The most buckwild part of all of this is that Fire Emblem isn’t a series that I love. I’ve played the games. I’ve even enjoyed one or two immensely. But, as a series, I wouldn’t rank it even in my top twenty. For some reason, though, the conversation around Three Houses has gripped me, and I really, really want to buy and play it. Had you told me a year ago that this is where I would be, I would have called you a crazy-pants and wrote your rantings off as, well, the ramblings of a mad man. But, here we are: you ranting and raving, and me really wanting to play the silly anime game about school.
I think, to a degree, there’s a fear of missing out going on. For some reason, my entire Twitter circle is obsessed with this game, so I’m constantly inundated with screenshots, and they look cool. Also, most of the video game podcasts I listen to have been talking about the game quite a bit over recent weeks, so there’s that. It seems like everyone I interact with is experiencing this game, and dammit, I want to experience it as well. They just seem to be having so much fun. And while I’m having fun doing what I’m doing, what if they’re having even more fun?
This is, of course, stupid. As I said earlier, I’m not entirely sure I would even enjoy Three Houses all that much. I mean, if I want to play a story-heavy tactics game, I still need to play Banner Saga 2. And if I want to play a game with anime cutscenes, I have about 250 unplayed games. I’m positive that I can find a game to fit that bill. Actually, in my entire backlog, I can probably find a single game that fits both requirements. Even I don’t really know everything I have.

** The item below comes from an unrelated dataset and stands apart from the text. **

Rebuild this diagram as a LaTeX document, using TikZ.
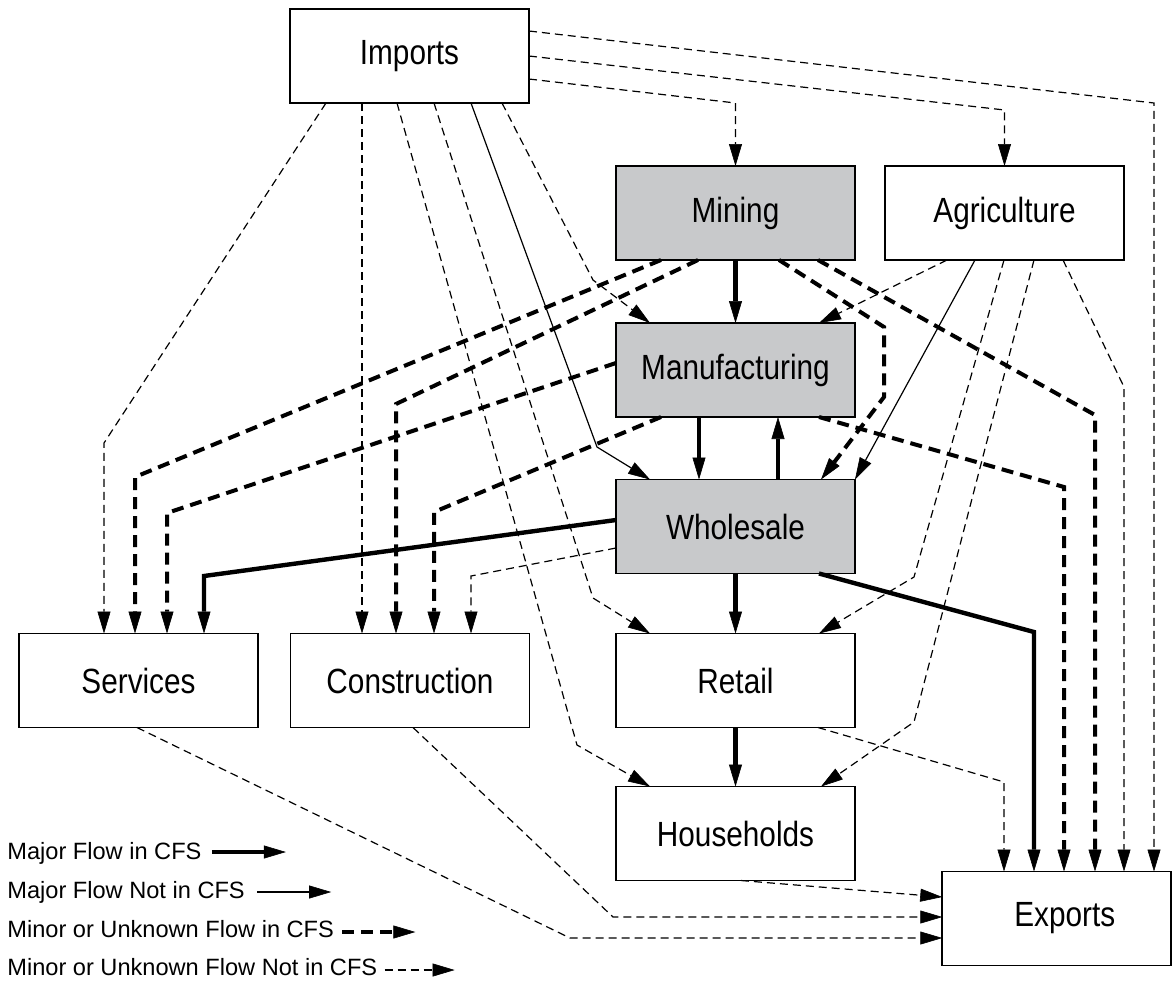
\documentclass[tikz,border=0pt]{standalone}
\usepackage{fontspec}
\setmainfont{Liberation Sans}
\newfontfamily\labelfont{Liberation Sans}[FakeStretch=0.85]
\usetikzlibrary{arrows.meta,calc}
\definecolor{sectorgray}{RGB}{200,201,203}

\tikzset{
  sector/.style={draw, line width=0.8pt, minimum width=119.5pt, minimum height=47pt,
    inner sep=0pt, outer sep=0pt, font=\labelfont\fontsize{17.5}{20}\selectfont},
  shaded/.style={sector, fill=sectorgray},
  tip/.style={-{Triangle[length=11pt,width=6.5pt,line width=0.3pt]}},
  majin/.style={tip, line width=2.2pt},
  majout/.style={tip, line width=0.6pt},
  minin/.style={tip, line width=2pt, dash pattern=on 6pt off 3.5pt},
  minout/.style={tip, line width=0.6pt, dash pattern=on 4pt off 2.5pt},
  legendtext/.style={anchor=base west, inner sep=0pt, font=\fontsize{11.8}{14}\selectfont},
}

\begin{document}
\begin{tikzpicture}[x=0.5pt, y=-0.5pt]
\useasboundingbox (0,0) rectangle (1173,981);
\clip (0,0) rectangle (1173,981);

% sectors
\node[sector] (imp)  at (409.5,56)    {Imports};
\node[shaded] (mine) at (735.5,213)   {Mining};
\node[sector] (agri) at (1004.5,213)  {Agriculture};
\node[shaded] (mfg)  at (735.5,370)   {Manufacturing};
\node[shaded] (whs)  at (735.5,526.5) {Wholesale};
\node[sector] (svc)  at (138.5,680.5) {Services};
\node[sector] (con)  at (410,680.5)   {Construction};
\node[sector] (ret)  at (735.5,680.5) {Retail};
\node[sector] (hh)   at (735.5,833.5) {Households};
\node[sector, minimum width=114.5pt] (exp) at (1056.75,918.5) {\hspace*{8pt}Exports};

% flows out of Imports
\draw[minout] (imp.east |- 0,31) -- (1154,103) -- (1154,0 |- exp.north);
\draw[minout] (imp.east) -- (1004.5,110) -- (agri.north);
\draw[minout] (imp.east |- 0,79) -- (735.5,103) -- (mine.north);
\draw[minout] (326,0 |- imp.south) -- (104,443) -- (104,0 |- svc.north);
\draw[minout] (362,0 |- imp.south) -- (362,0 |- con.north);
\draw[minout] (397,0 |- imp.south) -- (577,745) -- (650,0 |- hh.north);
\draw[minout] (434,0 |- imp.south) -- (593,598) -- (650,0 |- ret.north);
\draw[majout] (471,0 |- imp.south) -- (597,447) -- (650,0 |- whs.north);
\draw[minout] (502,0 |- imp.south) -- (593,280) -- (650,0 |- mfg.north);

% flows out of Mining
\draw[minin] (661,0 |- mine.south) -- (135,477) -- (135,0 |- svc.north);
\draw[minin] (698,0 |- mine.south) -- (396,404) -- (396,0 |- con.north);
\draw[majin] (mine.south) -- (mfg.north);
\draw[minin] (779,0 |- mine.south) -- (884,327) -- (884,397) -- (821,0 |- whs.north);
\draw[minin] (818,0 |- mine.south) -- (1095,415) -- (1095,0 |- exp.north);

% flows out of Agriculture
\draw[minout] (947,0 |- agri.south) -- (819,0 |- mfg.north);
\draw[majout] (975,0 |- agri.south) -- (whs.north east);
\draw[minout] (1004,0 |- agri.south) -- (914,577) -- (819,0 |- ret.north);
\draw[minout] (1034,0 |- agri.south) -- (914,722) -- (821,0 |- hh.north);
\draw[minout] (1063,0 |- agri.south) -- (1124,387) -- (1124,0 |- exp.north);

% flows out of Manufacturing
\draw[minin] (mfg.west |- 0,363) -- (167,513) -- (167,0 |- svc.north);
\draw[minin] (661,0 |- mfg.south) -- (434,512) -- (434,0 |- con.north);
\draw[majin] (699,0 |- mfg.south) -- (699,0 |- whs.north);
\draw[minin] (819,0 |- mfg.south) -- (1064,487) -- (1064,0 |- exp.north);

% flows out of Wholesale
\draw[majin] (778,0 |- whs.north) -- (778,0 |- mfg.south);
\draw[majin] (whs.west |- 0,520) -- (204,576) -- (204,0 |- svc.north);
\draw[minout] (whs.west |- 0,548) -- (471,576) -- (471,0 |- con.north);
\draw[majin] (whs.south) -- (ret.north);
\draw[majin] (819,0 |- whs.south) -- (1034,632) -- (1034,0 |- exp.north);

% flows out of Retail, Households, Construction, Services
\draw[majin] (ret.south) -- (hh.north);
\draw[minout] (818,0 |- ret.south) -- (1004,782) -- (1004,0 |- exp.north);
\draw[minout] (741,0 |- hh.south) -- (exp.west |- 0,897);
\draw[minout] (413,0 |- con.south) -- (613,917) -- (exp.west |- 0,917);
\draw[minout] (137,0 |- svc.south) -- (570,938) -- (exp.west |- 0,938);

% legend
\node[legendtext] (lg1) at (7,859) {Major Flow in CFS};
\node[legendtext] (lg2) at (7,898) {Major Flow Not in CFS};
\node[legendtext] (lg3) at (7,937) {Minor or Unknown Flow in CFS};
\node[legendtext] (lg4) at (7,975) {Minor or Unknown Flow Not in CFS};
\draw[majin]  (lg1.base east) ++(10,-7) -- ++(74,0);
\draw[majout] (lg2.base east) ++(12,-6) -- ++(74,0);
\draw[minin]  (lg3.base east) ++(8,-5) -- ++(73,0);
\draw[minout] (lg4.base east) ++(7,-5) -- ++(70,0);
\end{tikzpicture}
\end{document}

I think the root of my fear is feeling irrelevant. I will probably play Fire Emblem: Three Houses at some point, but will there be any sort of real discourse at that time, or will it all be complete? Will I be able to add anything to the conversation at that point? It’s really, really silly. I write posts about old games all of the time, and all of my Tweets are currently about either gun control or Celeste, a game that fell out of relevance — unfortunately — a year ago. There’s no reason to think anything I have to say about Three Houses won’t matter. Hell, there’s no reason to think anything I would have to say about the game, if I had it now, would matter.

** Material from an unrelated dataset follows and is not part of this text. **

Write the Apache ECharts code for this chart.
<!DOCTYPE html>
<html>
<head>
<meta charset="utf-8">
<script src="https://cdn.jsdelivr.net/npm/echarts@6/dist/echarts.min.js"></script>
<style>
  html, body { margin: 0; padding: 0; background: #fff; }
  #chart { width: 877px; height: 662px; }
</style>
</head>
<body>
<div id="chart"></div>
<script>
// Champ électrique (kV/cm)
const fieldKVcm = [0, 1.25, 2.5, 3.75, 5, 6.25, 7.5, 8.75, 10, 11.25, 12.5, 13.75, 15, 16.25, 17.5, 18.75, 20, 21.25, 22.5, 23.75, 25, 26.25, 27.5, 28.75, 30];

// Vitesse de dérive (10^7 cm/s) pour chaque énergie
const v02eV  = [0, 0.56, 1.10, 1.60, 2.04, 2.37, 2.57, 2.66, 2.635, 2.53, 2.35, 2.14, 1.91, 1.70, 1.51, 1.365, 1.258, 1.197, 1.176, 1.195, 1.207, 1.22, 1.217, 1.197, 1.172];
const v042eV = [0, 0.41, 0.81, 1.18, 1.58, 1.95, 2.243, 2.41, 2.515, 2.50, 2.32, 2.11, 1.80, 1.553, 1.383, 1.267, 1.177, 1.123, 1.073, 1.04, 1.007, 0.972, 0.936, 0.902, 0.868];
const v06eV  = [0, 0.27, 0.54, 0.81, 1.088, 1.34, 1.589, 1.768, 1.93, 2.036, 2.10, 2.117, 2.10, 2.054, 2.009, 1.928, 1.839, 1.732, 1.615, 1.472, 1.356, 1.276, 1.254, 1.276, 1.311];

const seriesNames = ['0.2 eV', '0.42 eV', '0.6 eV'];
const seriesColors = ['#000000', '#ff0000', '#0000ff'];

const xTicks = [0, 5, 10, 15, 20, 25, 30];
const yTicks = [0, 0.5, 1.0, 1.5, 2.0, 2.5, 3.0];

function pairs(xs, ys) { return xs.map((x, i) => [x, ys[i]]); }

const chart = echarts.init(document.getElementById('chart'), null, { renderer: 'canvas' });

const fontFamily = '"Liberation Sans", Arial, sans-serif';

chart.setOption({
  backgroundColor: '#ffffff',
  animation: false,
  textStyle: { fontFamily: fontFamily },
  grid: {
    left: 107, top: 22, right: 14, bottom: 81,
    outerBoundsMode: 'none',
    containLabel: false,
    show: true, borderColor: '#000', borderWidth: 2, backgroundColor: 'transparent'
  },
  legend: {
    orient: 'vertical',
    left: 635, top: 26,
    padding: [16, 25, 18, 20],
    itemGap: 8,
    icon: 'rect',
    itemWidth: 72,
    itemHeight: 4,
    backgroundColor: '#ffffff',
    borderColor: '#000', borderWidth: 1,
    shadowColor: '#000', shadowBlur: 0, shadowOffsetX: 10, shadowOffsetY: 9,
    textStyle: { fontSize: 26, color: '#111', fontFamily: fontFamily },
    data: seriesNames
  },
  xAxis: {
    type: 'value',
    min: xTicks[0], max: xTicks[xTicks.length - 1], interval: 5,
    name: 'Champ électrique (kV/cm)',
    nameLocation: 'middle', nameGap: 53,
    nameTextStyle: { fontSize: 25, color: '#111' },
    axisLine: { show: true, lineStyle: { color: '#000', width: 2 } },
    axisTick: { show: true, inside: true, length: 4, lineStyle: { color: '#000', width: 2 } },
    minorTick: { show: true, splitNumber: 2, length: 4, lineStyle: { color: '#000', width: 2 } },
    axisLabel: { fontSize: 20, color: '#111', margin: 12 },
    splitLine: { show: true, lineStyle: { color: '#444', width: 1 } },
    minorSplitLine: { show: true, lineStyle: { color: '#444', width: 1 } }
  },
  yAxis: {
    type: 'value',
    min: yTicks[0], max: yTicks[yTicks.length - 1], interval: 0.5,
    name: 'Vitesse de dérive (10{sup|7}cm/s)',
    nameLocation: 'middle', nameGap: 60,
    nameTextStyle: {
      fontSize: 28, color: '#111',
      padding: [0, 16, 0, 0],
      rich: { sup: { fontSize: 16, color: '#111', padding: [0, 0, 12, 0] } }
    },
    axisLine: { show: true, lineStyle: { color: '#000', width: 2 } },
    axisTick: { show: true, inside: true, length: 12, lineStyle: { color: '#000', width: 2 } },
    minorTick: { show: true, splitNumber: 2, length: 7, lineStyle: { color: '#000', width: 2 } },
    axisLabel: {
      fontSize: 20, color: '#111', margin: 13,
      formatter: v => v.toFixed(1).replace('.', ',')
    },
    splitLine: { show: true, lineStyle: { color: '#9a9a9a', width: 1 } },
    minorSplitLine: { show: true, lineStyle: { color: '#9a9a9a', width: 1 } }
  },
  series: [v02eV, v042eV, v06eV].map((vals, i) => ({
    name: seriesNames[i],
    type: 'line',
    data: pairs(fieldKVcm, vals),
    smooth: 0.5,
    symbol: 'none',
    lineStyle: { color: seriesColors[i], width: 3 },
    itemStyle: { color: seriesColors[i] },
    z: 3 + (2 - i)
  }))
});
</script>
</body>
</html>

So, when it comes down to it, am I missing anything by not buying the game right now? For that matter, is there anything truly wrong with what I have to say being irrelevant? There’s certainly freedom in the idea that you do not have to have the hottest takes first, the ones that everyone will retweet and quote.
I know with movies, and whatnot, there’s a desire to see something early to avoid the chance of spoilers. I’m doing a decent job of avoiding spoilers for Three Houses, and this is made even easier by the length of the game. Even if I have something spoiled, there are still at least 100 hours of gameplay outside of that that haven’t been spoiled. Please note, this is not an invitation to send me spoilers. And now that I’ve said that, I’m sure someone will send me a big spoiler. Prove me wrong, Internet. Don’t be that guy.
That said, not playing the game for months or even years takes care of this as well. I can barely remember what I ate for lunch last week. Do you really think I’m going to remember something some rando tells me about a game when I finally get around to playing it? I’m going to guess I’ll probably be okay. Maybe it’s a good thing, then. Maybe by the time I actually get to play the game, not only will it not matter what I have to say, but I’ll also be able to go in as fresh as I possibly can outside of the game’s initial release.
Maybe. Maybe, I’m just trying to justify my decisions. Whatever works, right?